Thursday 7 June 2012

project 19, looking, observation or surveillance

Project 19 looking, observation or surveillance


definition of Panopticism

(Panoptic)  including everything visible in one view a panoptic aerial view

Read Panopticism charter 5 by Michel Foucault (Discipline and Punish 1977)  this is about the criminal justice system and the power it has and was influential in post-structuralist and postmodern art theory which has implications for the visual culture.

i.e.  from the on line article by Shannon O'Neil, (What does the panoptic schema have to do with art)?

There are one or two applications for this concept in the information  we receive in this digital age (issues of individual rights in society to display and or manipulation of images to how museums etc.are set up.  We now have reality T.V. web cams, digital cameras, moving adverts, everywhere you go, train stations, garages.  Traffic surveillance, being watched in shops and even waking through the streets are all threats to our privacy even the telephone is not except as you get calls trying to sell business to you.  Since the advent of films, T.V. photography and other media the voyeur to the third party within the realms of the sear and the seen.  (Leigh O Neil s).

For Foucault, panopticism becomes a metaphor, according to him modern societies are structured around relationships between power and knowledge.  Power is structured to produce people who will actively participant in self-regulatory behaviour.  The systems that are in place encourage us to self-regulate and to do so without any threats of punishment which in turn makes us behave and conform, it is the structure of surveillance itself which makes us conform whether it is active or not.

Video artists and the panopticism

Lindsey Seers   To use oneself as the subject could be seen as a representation of the power dynamic central to modern society I wonder if this could be aligned with Freud's notion of the super-ego or perhaps the artist in becoming the subject of his or her own artwork has a much greater leaning towards Lucan's concept of the mirror phase.

                                              




                                                   
                                            
                                                   
Task 2    6 images 2 of which are a result of looking, 2 of  observing and 2 of surveillance


Surveillance Art

1)   Camille Utterback -   created an installation in 2007 called 'Abundance' using the domed city hall of San Jose, California as her interactive canvas.  These includes a large surveillance camera focused on pedestrians and an abstract art animation projected onto the city hall building - All movements within the field of the camera are translated onto the abstract shapes that appear in the projection as the pedestrians etc. moves the corresponding shape moves with other shapes in the projection.  Utterback states that these movements become part of a collective visual record and transform the building into a playful and dynamic canvas.

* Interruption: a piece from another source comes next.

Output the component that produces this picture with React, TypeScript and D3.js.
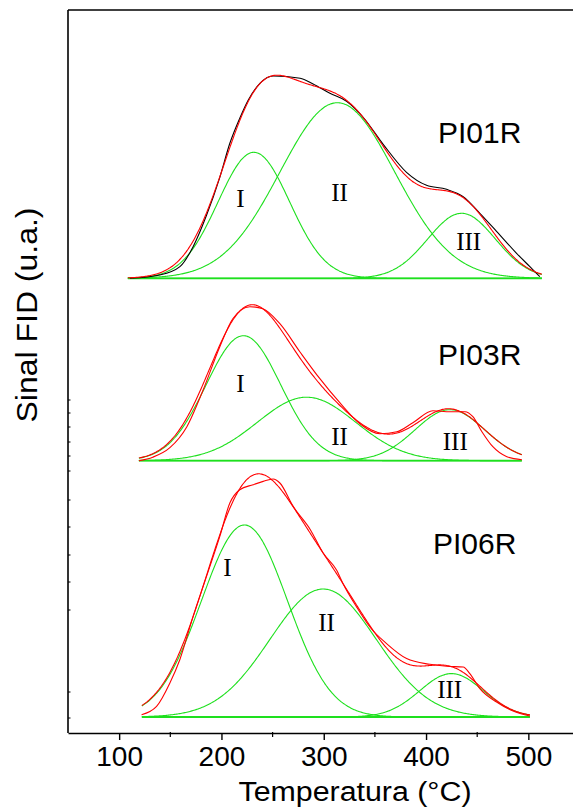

2)  Andy Warhol's movie 'Outer and Inner Space'  - introduced the performance art possibilities of high tech surveillance to the modern world in this case the actress Edie Sedgwick- On the left Sedgwick video image in full profile gazes to the right looking up as if she were talking to someone standing above her.  On the right we have Sedgwick sitting in a three quarter profile facing left taking to someone sitting off screen to the left of Warhol's movie camera which creates the illusion that we are watching Sedgwick in conversation with herself.



Looking


1)  Dorothea Lange   Migrant Mother (or Madonna of the Depression)    Here Lange photographed a tired anxious but stalwart  mother with three of her children in a migrant working camp.  We see the anguish in the her eyes of trying to support her children and keep them together as a family.





2)  James Stewart  -Rear Window Alfred Hitchcock film 1954  a film about looking.  Scopohilia being the theme.  The most unusual and intimate journey into human emotions.  Seeing is not always believing.  It is based on a wheelchair bound photographer who spies on his neighbours from his apartment window and is convinced one of them has committed a murder.  Though his rear window and with his powerful camera he (James Stewart) watched the great city tell on itself, expose its cheating ways- and murder!





Observation


1)   E Muybridge   Horse Photographs

This was one of the earliest technological responses to the problem of static, artistic representation.  He used high speed stop motion photography to capture a horses motion.  Which proved that the horse has all four feet in the air during some parts of its stride.  These shots settled an old argument and start a new medium and industry.




2)  Helen Levitt   Her photographs were not intended to tell a story or document it, she worked in poor neighbourhoods because there were people there and a street life that was rich sociable and visually interesting  the one I have chosen  shows urban children playing and posing for the camera in the streets you can feel the raw lifestyle and the self-embodied nature of the people who may be poor but seem to be happy with their lot.